─── Exercise materials

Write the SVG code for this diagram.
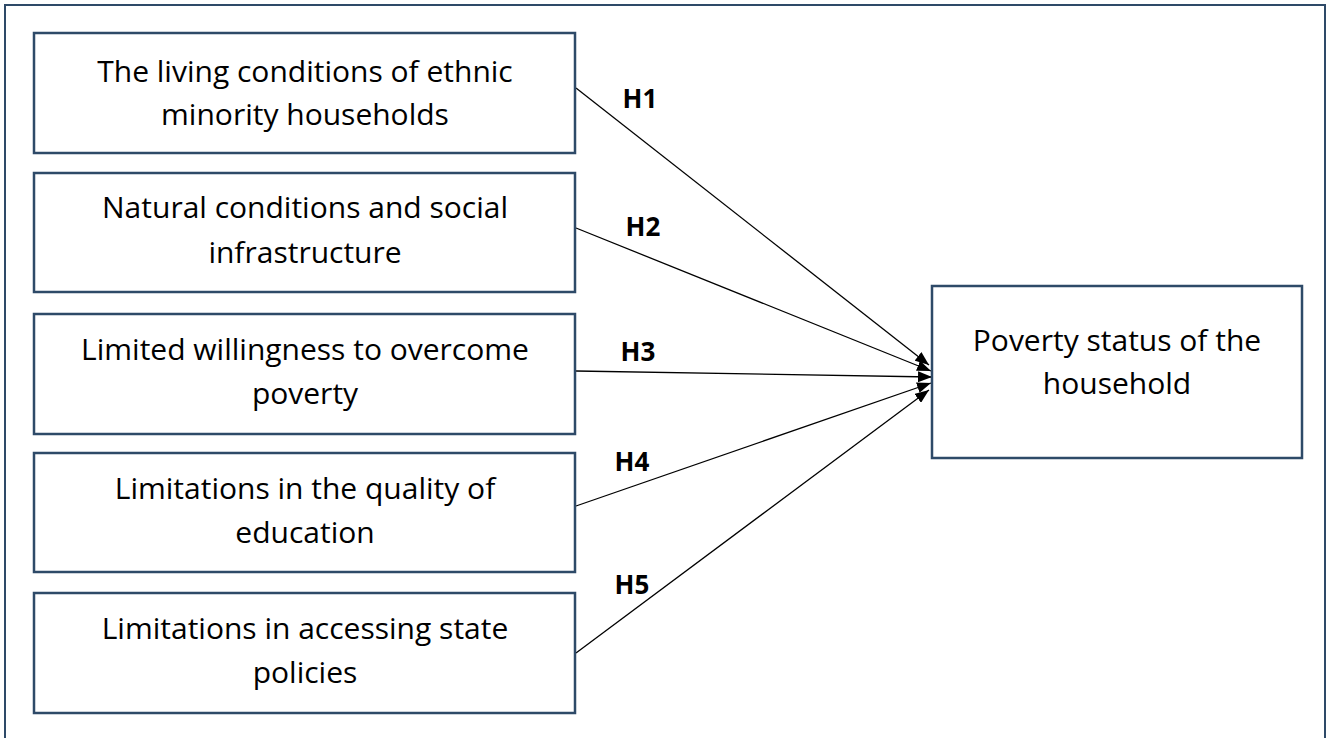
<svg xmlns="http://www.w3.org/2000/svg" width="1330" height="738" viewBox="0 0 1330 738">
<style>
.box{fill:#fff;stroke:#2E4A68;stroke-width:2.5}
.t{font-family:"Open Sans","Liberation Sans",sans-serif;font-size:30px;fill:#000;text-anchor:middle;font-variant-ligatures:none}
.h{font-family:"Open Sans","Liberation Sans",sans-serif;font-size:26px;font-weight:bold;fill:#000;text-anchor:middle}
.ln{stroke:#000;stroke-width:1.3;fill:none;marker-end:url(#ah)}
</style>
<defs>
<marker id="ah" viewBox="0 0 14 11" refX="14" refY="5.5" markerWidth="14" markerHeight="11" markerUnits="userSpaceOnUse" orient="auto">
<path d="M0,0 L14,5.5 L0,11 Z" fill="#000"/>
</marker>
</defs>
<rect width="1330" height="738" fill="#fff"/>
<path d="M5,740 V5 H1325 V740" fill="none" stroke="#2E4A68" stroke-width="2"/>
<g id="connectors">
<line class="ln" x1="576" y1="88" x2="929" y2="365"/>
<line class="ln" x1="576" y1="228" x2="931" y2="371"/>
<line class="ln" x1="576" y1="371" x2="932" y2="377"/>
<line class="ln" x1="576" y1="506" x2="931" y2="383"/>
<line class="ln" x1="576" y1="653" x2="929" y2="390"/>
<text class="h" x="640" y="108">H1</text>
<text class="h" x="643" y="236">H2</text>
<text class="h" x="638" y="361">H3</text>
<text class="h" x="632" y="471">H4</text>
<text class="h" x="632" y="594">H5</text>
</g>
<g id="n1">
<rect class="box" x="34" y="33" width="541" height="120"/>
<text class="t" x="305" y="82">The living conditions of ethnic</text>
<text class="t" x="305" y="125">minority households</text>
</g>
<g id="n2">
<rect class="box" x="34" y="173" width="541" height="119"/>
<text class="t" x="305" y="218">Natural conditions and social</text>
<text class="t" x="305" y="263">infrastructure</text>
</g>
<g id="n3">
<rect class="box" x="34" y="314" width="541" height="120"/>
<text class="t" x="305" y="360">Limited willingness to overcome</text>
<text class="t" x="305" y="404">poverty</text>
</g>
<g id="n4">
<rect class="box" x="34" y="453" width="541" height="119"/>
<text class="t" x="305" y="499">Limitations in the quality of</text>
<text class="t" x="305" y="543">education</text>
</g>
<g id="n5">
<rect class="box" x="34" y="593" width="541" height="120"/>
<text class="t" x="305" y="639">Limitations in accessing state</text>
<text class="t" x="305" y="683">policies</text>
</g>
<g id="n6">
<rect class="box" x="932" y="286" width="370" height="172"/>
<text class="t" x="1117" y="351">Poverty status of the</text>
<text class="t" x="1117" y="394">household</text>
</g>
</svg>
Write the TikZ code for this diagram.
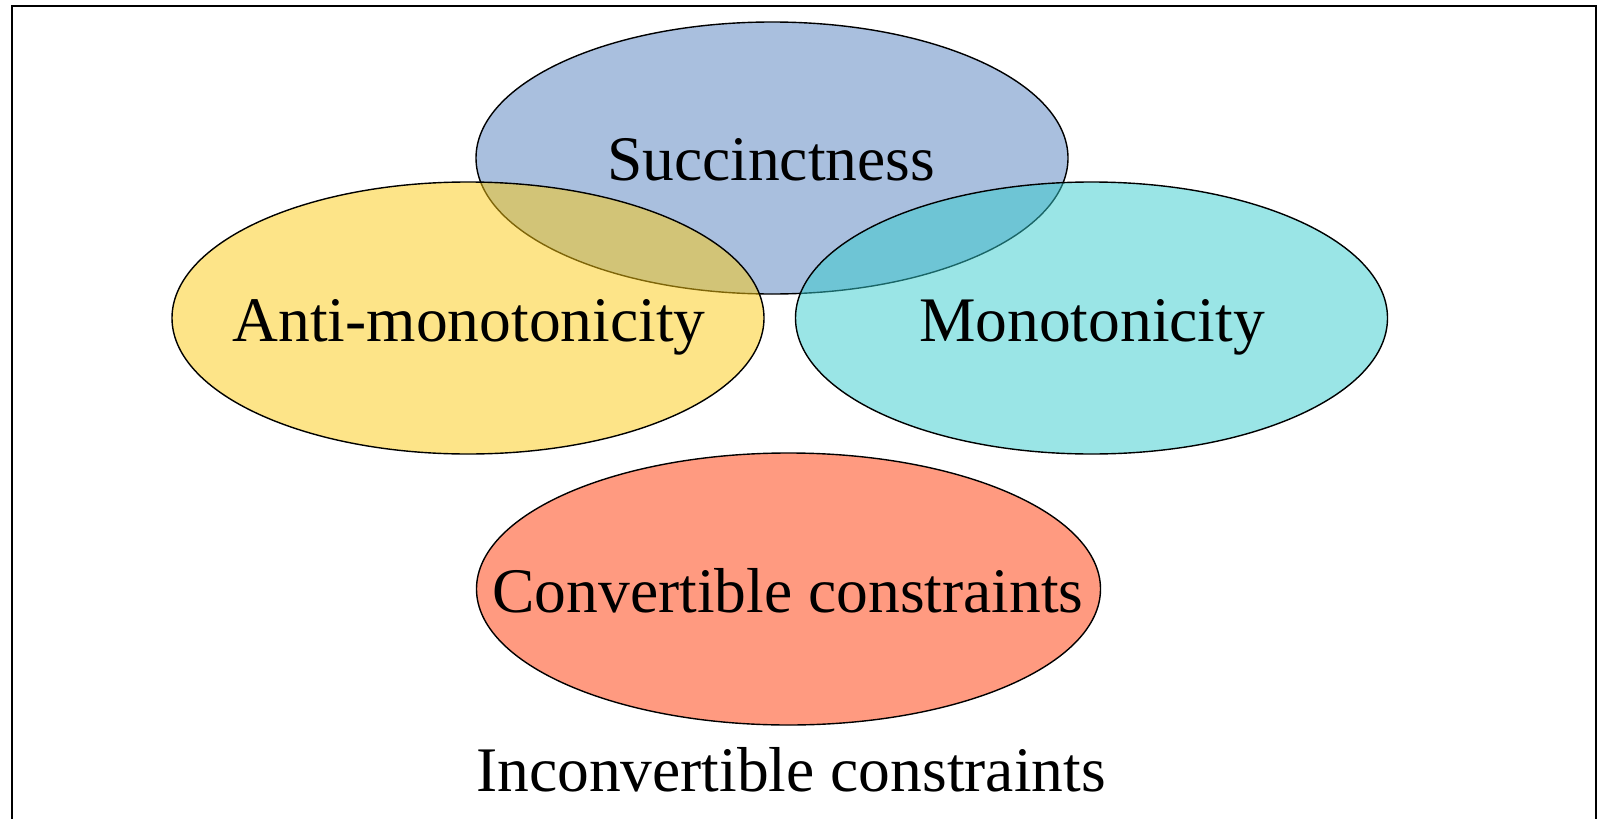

──────

§ **Exercise description**: Set down all the entries exactly as they appear, but skip any pictures.

§ **Task result**:
Write the SVG code for this diagram.
<svg xmlns="http://www.w3.org/2000/svg" width="1330" height="738" viewBox="0 0 1330 738">
<style>
.box{fill:#fff;stroke:#2E4A68;stroke-width:2.5}
.t{font-family:"Open Sans","Liberation Sans",sans-serif;font-size:30px;fill:#000;text-anchor:middle;font-variant-ligatures:none}
.h{font-family:"Open Sans","Liberation Sans",sans-serif;font-size:26px;font-weight:bold;fill:#000;text-anchor:middle}
.ln{stroke:#000;stroke-width:1.3;fill:none;marker-end:url(#ah)}
</style>
<defs>
<marker id="ah" viewBox="0 0 14 11" refX="14" refY="5.5" markerWidth="14" markerHeight="11" markerUnits="userSpaceOnUse" orient="auto">
<path d="M0,0 L14,5.5 L0,11 Z" fill="#000"/>
</marker>
</defs>
<rect width="1330" height="738" fill="#fff"/>
<path d="M5,740 V5 H1325 V740" fill="none" stroke="#2E4A68" stroke-width="2"/>
<g id="connectors">
<line class="ln" x1="576" y1="88" x2="929" y2="365"/>
<line class="ln" x1="576" y1="228" x2="931" y2="371"/>
<line class="ln" x1="576" y1="371" x2="932" y2="377"/>
<line class="ln" x1="576" y1="506" x2="931" y2="383"/>
<line class="ln" x1="576" y1="653" x2="929" y2="390"/>
<text class="h" x="640" y="108">H1</text>
<text class="h" x="643" y="236">H2</text>
<text class="h" x="638" y="361">H3</text>
<text class="h" x="632" y="471">H4</text>
<text class="h" x="632" y="594">H5</text>
</g>
<g id="n1">
<rect class="box" x="34" y="33" width="541" height="120"/>
<text class="t" x="305" y="82">The living conditions of ethnic</text>
<text class="t" x="305" y="125">minority households</text>
</g>
<g id="n2">
<rect class="box" x="34" y="173" width="541" height="119"/>
<text class="t" x="305" y="218">Natural conditions and social</text>
<text class="t" x="305" y="263">infrastructure</text>
</g>
<g id="n3">
<rect class="box" x="34" y="314" width="541" height="120"/>
<text class="t" x="305" y="360">Limited willingness to overcome</text>
<text class="t" x="305" y="404">poverty</text>
</g>
<g id="n4">
<rect class="box" x="34" y="453" width="541" height="119"/>
<text class="t" x="305" y="499">Limitations in the quality of</text>
<text class="t" x="305" y="543">education</text>
</g>
<g id="n5">
<rect class="box" x="34" y="593" width="541" height="120"/>
<text class="t" x="305" y="639">Limitations in accessing state</text>
<text class="t" x="305" y="683">policies</text>
</g>
<g id="n6">
<rect class="box" x="932" y="286" width="370" height="172"/>
<text class="t" x="1117" y="351">Poverty status of the</text>
<text class="t" x="1117" y="394">household</text>
</g>
</svg>
Write the TikZ code for this diagram.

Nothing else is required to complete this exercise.